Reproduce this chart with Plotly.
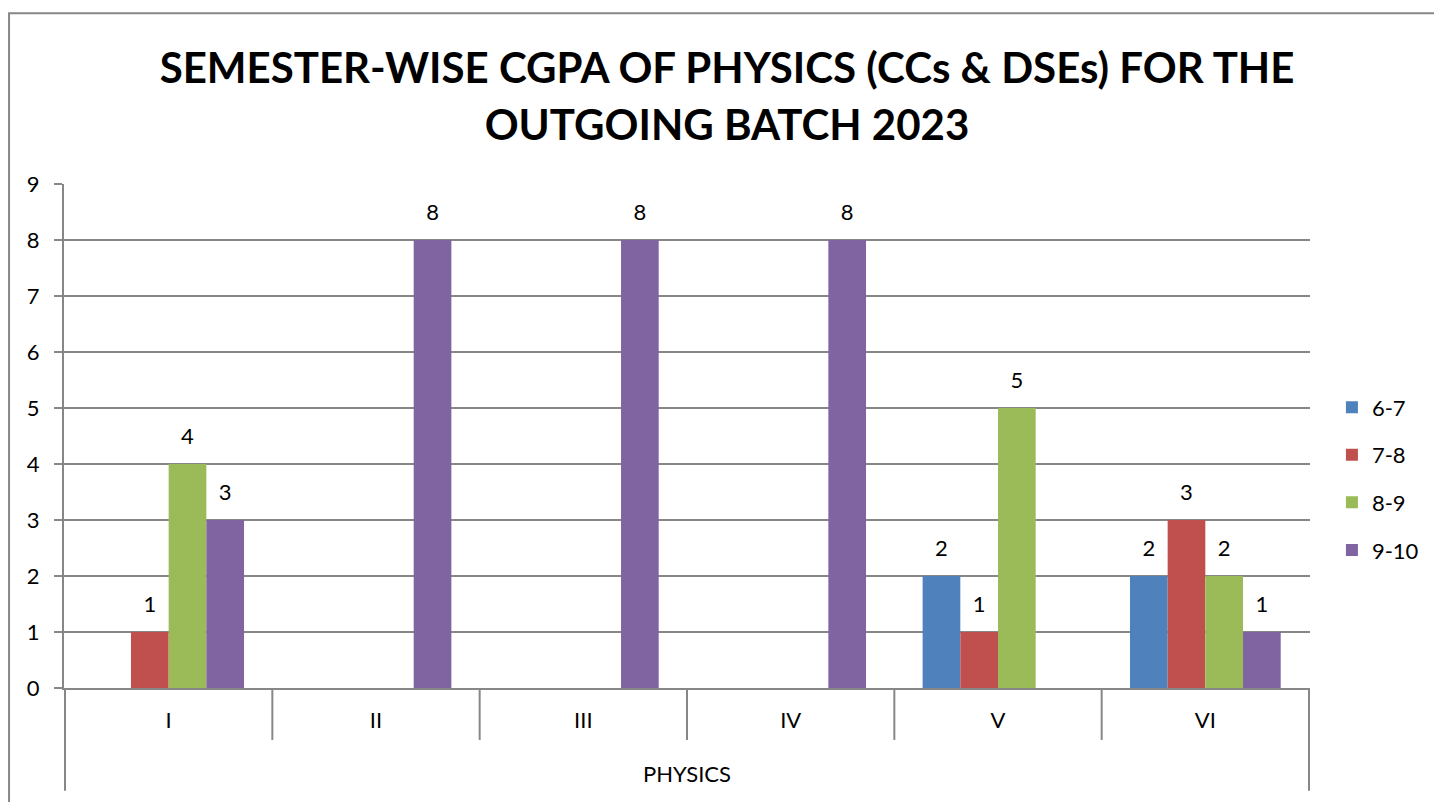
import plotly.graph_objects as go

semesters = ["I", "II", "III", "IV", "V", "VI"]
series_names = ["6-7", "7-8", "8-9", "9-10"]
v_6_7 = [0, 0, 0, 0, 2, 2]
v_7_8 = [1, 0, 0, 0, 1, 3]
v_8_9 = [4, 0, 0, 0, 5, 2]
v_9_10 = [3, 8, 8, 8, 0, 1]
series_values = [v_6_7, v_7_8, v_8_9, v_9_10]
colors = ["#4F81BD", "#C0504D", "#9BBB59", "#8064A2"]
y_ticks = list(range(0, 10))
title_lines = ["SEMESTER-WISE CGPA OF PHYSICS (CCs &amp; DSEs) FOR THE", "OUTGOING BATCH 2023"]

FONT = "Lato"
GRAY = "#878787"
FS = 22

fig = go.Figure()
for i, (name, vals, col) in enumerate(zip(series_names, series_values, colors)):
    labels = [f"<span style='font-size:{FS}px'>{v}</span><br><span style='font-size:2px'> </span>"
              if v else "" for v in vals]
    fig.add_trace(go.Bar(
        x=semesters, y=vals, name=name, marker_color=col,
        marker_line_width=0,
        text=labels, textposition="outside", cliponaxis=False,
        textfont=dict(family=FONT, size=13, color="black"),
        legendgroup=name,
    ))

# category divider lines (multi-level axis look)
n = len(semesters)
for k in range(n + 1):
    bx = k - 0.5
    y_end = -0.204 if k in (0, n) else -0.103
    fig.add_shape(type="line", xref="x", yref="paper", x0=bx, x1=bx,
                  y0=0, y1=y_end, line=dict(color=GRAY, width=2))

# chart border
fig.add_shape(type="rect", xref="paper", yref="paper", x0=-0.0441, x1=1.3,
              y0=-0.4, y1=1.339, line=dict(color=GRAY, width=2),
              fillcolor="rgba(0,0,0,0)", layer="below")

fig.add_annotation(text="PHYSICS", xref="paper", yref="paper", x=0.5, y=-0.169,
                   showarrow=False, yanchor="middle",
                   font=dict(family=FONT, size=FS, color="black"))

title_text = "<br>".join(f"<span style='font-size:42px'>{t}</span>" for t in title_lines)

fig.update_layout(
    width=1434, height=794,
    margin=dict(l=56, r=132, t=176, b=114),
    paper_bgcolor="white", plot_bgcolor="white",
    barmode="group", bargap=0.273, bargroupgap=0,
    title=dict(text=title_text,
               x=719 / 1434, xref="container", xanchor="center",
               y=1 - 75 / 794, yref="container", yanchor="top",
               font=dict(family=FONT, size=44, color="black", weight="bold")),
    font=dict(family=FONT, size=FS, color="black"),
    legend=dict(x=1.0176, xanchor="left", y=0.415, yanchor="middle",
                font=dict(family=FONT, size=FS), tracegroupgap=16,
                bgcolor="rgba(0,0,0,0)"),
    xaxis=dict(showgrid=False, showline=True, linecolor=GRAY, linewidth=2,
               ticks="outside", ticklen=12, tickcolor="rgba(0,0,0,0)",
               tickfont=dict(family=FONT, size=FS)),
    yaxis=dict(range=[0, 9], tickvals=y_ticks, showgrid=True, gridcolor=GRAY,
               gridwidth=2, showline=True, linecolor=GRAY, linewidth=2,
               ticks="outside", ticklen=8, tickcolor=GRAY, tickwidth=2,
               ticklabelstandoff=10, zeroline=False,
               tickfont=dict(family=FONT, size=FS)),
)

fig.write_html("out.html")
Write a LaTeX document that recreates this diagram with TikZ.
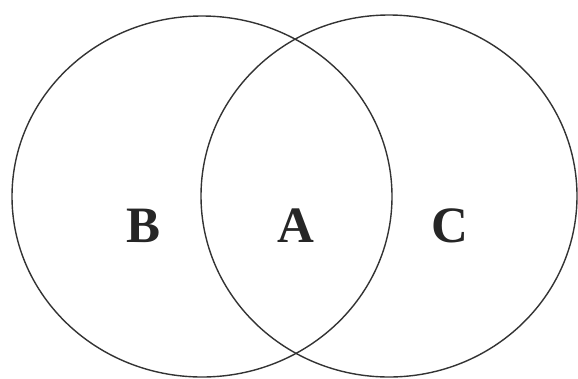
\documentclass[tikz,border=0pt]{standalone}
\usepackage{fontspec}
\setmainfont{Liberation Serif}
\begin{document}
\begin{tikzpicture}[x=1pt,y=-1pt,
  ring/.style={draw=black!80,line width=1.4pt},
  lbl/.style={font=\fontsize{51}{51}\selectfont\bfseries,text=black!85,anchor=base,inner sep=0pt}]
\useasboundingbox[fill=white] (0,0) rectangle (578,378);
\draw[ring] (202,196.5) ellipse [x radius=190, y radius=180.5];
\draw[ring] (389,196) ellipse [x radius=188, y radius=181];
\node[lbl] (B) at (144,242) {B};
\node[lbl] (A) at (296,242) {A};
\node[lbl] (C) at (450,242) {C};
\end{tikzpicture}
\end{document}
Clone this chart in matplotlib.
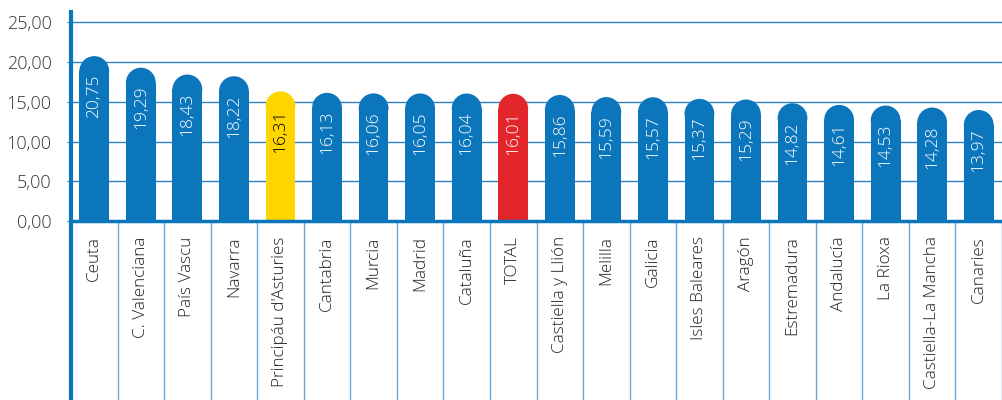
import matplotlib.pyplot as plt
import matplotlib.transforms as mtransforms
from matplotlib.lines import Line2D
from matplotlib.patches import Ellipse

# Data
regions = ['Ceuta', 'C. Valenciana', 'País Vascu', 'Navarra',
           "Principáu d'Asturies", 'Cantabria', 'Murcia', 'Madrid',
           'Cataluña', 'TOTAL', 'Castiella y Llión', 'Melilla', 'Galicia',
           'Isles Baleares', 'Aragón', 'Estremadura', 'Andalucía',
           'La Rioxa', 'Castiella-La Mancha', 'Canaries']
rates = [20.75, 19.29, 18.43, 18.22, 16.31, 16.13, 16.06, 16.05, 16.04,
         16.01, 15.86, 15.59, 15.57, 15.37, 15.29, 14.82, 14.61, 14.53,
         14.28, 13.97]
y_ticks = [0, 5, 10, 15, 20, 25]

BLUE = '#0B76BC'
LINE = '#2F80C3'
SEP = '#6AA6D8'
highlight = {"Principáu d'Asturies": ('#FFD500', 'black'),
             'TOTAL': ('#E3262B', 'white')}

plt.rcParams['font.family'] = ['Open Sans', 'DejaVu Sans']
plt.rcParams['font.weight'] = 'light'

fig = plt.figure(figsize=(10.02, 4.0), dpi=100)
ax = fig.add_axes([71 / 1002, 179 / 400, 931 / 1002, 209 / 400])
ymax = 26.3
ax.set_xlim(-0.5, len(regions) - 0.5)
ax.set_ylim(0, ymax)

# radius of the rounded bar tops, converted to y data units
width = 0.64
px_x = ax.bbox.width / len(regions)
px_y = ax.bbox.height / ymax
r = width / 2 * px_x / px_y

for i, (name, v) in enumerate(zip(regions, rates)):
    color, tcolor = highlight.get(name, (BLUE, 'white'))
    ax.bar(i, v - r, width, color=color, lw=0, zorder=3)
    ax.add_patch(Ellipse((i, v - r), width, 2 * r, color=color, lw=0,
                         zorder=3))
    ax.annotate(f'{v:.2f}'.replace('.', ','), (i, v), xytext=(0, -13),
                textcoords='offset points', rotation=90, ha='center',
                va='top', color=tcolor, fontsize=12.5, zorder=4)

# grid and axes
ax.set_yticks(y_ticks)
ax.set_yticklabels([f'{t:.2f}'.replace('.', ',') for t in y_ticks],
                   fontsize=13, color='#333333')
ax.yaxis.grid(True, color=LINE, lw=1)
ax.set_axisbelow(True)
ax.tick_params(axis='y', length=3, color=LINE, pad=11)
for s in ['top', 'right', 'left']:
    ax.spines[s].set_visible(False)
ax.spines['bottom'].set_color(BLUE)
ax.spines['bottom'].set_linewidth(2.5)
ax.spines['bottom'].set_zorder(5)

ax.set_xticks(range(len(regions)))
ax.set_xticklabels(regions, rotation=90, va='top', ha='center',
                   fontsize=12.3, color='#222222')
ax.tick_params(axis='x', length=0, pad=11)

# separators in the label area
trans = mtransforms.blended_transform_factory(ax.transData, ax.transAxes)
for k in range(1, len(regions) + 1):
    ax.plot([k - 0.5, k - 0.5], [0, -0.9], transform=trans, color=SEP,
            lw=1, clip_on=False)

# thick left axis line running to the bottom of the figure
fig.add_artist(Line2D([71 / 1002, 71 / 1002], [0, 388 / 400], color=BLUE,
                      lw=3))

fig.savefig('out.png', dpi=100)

_Goal of the exercise_:
Among the entries above, locate the line with "Clone this chart in matplotlib." and the line with "from matplotlib.patches import Ellipse". Give those two lines and all lines between them again, exactly, leaving out the pictures.

_Solution to this problem_:
Clone this chart in matplotlib.
import matplotlib.pyplot as plt
import matplotlib.transforms as mtransforms
from matplotlib.lines import Line2D
from matplotlib.patches import Ellipse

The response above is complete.